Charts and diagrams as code
————————
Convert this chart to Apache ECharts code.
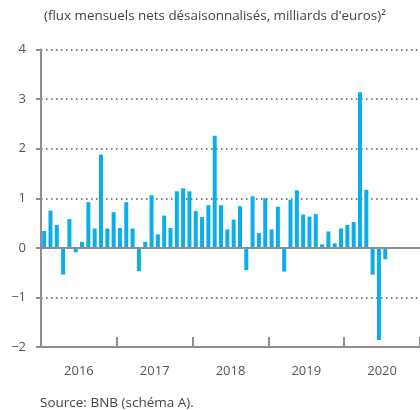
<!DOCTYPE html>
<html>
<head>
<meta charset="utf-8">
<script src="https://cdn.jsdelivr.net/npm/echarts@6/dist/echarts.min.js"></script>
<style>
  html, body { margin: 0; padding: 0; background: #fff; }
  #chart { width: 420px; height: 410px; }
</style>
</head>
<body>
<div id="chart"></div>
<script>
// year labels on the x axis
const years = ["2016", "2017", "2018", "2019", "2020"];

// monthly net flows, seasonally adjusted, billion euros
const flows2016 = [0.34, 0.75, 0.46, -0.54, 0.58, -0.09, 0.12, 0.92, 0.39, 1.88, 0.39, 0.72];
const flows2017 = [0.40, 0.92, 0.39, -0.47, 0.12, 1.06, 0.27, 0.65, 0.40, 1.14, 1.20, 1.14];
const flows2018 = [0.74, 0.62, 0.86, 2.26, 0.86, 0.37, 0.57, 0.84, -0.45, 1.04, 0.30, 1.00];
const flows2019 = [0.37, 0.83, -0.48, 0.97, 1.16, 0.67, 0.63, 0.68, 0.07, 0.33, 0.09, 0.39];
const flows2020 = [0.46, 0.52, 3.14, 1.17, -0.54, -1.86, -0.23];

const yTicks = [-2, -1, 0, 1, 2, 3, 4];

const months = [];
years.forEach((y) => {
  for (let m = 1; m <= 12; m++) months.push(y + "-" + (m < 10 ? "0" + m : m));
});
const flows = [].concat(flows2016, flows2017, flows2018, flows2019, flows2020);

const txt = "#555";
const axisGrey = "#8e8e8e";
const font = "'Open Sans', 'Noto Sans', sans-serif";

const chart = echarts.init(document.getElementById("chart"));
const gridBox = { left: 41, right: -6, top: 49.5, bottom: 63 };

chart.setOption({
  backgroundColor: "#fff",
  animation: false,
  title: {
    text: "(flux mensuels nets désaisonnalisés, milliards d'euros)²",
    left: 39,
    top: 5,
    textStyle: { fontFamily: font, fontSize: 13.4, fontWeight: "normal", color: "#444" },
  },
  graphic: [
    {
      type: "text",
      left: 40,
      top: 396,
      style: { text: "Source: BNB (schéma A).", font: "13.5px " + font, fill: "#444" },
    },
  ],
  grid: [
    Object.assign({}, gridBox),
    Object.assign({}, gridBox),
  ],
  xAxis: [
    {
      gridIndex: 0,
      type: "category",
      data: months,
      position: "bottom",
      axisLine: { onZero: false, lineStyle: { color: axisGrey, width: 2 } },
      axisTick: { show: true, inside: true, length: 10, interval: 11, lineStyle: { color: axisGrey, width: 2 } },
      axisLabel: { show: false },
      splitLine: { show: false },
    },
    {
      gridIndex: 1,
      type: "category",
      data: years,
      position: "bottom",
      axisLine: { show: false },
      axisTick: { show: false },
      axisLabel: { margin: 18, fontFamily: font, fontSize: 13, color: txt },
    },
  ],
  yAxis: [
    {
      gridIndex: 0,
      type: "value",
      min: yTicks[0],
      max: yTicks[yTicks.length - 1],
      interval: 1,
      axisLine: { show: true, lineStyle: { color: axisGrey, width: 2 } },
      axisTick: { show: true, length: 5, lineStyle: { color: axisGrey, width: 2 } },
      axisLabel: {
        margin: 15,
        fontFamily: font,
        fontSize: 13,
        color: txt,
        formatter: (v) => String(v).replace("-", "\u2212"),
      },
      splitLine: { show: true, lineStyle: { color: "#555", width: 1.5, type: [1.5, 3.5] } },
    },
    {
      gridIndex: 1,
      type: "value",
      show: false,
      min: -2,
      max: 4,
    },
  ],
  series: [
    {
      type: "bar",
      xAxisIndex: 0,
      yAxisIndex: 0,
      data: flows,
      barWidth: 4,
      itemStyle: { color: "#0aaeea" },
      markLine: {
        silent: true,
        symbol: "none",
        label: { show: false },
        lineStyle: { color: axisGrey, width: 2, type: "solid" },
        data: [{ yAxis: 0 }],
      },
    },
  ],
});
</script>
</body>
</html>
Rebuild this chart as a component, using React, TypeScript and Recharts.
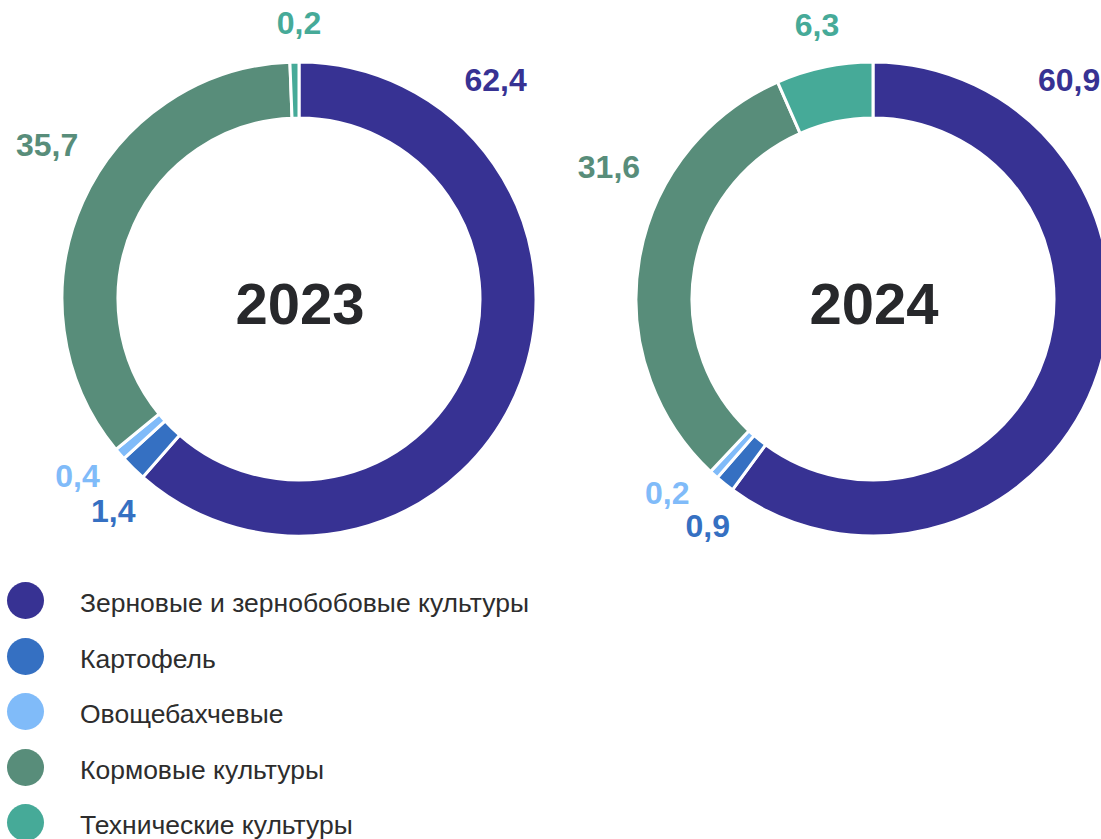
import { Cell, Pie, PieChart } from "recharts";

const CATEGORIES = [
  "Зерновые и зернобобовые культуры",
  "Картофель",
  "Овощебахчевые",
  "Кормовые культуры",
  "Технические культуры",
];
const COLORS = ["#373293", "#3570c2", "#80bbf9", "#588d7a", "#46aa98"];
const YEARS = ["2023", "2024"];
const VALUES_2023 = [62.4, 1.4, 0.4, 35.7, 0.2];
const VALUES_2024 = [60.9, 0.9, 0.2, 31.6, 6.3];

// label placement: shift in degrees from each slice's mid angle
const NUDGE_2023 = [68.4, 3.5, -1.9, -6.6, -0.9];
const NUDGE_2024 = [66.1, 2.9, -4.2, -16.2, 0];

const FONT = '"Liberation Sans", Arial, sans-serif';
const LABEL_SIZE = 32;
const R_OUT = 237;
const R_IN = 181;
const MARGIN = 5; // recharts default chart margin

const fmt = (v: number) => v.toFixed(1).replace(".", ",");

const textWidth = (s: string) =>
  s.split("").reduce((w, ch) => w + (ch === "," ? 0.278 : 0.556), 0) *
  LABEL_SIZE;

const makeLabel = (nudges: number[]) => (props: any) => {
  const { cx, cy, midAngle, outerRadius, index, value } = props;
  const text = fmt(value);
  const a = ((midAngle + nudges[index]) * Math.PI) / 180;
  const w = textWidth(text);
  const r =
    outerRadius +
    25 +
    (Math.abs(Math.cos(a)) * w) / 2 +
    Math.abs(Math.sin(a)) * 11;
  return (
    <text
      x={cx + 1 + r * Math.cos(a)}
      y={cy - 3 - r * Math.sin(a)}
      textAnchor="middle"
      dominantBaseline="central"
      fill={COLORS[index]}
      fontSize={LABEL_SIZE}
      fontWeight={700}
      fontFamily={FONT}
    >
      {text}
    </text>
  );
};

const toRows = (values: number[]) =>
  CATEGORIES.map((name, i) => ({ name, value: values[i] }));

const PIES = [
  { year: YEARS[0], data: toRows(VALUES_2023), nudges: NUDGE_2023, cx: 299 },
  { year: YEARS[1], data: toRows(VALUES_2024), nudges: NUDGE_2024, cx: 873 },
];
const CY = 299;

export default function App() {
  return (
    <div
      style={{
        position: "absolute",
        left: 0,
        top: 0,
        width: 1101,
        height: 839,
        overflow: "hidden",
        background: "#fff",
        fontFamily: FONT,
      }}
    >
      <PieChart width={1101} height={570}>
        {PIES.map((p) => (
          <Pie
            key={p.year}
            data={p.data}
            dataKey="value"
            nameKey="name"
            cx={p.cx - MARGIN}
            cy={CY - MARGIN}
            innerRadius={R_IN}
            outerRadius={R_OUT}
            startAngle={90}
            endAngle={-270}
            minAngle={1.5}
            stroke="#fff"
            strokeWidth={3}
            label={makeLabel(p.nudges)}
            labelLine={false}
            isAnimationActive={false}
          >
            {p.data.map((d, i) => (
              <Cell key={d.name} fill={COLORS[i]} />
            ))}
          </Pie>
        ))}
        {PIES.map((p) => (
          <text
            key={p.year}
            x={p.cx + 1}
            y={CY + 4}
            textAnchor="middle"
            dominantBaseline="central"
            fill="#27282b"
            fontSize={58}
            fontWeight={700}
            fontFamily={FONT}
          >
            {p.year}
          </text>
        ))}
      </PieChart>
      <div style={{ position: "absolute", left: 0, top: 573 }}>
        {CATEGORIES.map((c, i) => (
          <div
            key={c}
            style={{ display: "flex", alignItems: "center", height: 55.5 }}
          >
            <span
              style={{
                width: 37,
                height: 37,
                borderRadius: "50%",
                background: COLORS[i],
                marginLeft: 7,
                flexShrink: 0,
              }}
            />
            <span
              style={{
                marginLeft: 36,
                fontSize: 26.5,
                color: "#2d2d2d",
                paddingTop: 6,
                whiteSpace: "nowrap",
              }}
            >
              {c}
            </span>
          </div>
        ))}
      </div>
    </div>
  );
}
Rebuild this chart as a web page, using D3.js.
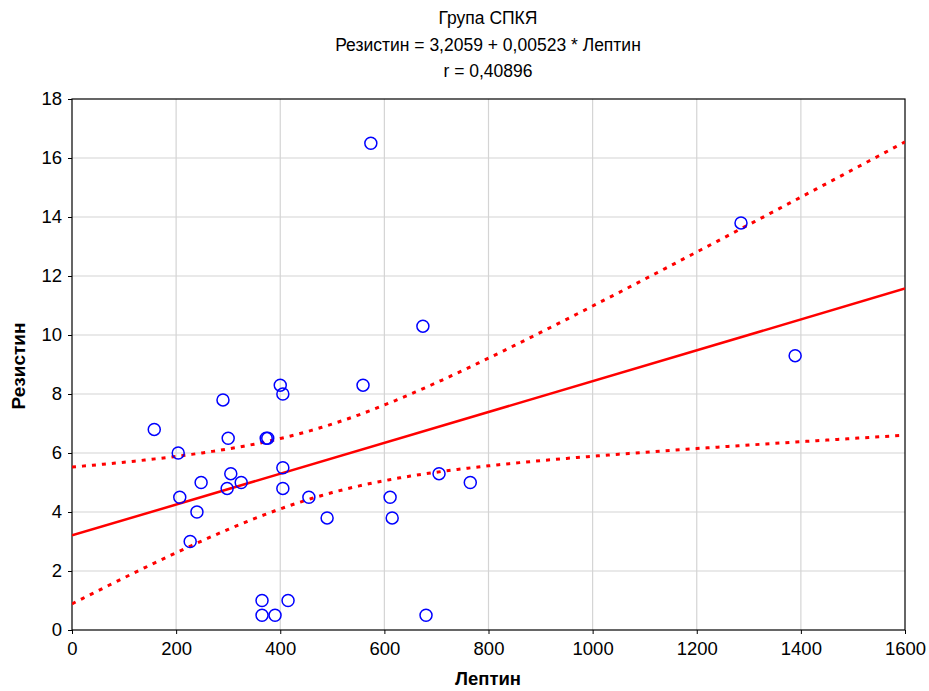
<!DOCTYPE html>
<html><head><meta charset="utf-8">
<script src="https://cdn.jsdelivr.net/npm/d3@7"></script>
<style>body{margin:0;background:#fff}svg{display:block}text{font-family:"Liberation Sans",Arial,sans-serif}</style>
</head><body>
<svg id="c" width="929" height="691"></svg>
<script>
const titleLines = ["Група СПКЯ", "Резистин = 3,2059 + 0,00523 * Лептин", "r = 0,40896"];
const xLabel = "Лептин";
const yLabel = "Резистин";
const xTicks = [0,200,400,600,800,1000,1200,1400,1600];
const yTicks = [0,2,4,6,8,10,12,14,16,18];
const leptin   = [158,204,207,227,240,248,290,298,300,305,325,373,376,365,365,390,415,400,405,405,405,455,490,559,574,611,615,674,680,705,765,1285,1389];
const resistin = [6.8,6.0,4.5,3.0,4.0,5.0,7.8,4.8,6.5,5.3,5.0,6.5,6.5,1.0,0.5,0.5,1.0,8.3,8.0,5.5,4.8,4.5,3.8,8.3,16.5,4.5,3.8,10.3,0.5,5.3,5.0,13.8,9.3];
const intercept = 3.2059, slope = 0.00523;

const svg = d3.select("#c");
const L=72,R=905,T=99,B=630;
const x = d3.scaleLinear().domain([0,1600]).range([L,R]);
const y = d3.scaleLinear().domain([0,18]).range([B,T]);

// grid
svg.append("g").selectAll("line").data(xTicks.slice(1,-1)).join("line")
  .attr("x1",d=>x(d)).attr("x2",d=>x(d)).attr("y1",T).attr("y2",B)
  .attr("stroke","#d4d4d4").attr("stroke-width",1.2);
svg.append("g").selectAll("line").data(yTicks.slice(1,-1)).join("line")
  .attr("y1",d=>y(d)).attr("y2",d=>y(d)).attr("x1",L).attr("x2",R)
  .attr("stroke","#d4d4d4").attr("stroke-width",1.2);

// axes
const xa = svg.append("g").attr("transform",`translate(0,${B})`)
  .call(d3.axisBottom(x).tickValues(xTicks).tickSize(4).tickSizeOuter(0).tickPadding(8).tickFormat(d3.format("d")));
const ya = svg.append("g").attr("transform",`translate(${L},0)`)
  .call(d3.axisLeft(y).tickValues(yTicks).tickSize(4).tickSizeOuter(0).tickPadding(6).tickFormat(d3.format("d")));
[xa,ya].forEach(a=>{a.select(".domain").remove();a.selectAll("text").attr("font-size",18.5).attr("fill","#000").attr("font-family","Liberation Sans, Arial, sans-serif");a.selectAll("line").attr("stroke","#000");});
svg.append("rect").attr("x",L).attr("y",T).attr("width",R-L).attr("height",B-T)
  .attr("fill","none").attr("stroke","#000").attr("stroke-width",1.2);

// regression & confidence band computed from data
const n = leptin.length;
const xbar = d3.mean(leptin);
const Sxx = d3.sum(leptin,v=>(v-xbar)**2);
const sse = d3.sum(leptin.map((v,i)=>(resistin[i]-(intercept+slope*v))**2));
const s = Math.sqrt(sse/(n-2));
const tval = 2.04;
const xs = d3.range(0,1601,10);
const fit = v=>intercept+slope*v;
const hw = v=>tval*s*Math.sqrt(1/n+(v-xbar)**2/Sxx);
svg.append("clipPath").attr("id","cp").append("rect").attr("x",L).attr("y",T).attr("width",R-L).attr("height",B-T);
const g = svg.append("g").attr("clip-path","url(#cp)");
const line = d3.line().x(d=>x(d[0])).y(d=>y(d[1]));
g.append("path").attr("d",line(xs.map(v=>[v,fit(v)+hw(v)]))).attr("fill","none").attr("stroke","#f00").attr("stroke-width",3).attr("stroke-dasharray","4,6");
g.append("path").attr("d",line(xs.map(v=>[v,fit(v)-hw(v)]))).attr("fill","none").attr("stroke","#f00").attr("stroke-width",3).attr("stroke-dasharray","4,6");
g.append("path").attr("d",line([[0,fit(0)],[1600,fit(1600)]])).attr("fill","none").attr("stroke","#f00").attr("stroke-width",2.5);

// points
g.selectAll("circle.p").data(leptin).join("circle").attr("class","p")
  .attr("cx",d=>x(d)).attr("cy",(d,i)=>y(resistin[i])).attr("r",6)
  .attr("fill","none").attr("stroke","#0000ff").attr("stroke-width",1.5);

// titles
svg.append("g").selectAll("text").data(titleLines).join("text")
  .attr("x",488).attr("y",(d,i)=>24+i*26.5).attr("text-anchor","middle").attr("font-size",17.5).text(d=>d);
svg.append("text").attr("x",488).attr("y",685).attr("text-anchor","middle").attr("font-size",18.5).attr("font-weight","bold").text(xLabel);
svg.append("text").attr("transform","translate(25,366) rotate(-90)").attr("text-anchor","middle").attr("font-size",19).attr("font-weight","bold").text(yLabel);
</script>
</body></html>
————————
Above are the records. Print exactly the lines from the one containing "Rebuild this chart as a component, using" to the one containing "const VALUES_2024 = [60.9, 0.9, 0.2, 31.6, 6.3];", both included, and nothing else; pictures are excluded.

Rebuild this chart as a component, using React, TypeScript and Recharts.
import { Cell, Pie, PieChart } from "recharts";

const CATEGORIES = [
  "Зерновые и зернобобовые культуры",
  "Картофель",
  "Овощебахчевые",
  "Кормовые культуры",
  "Технические культуры",
];
const COLORS = ["#373293", "#3570c2", "#80bbf9", "#588d7a", "#46aa98"];
const YEARS = ["2023", "2024"];
const VALUES_2023 = [62.4, 1.4, 0.4, 35.7, 0.2];
const VALUES_2024 = [60.9, 0.9, 0.2, 31.6, 6.3];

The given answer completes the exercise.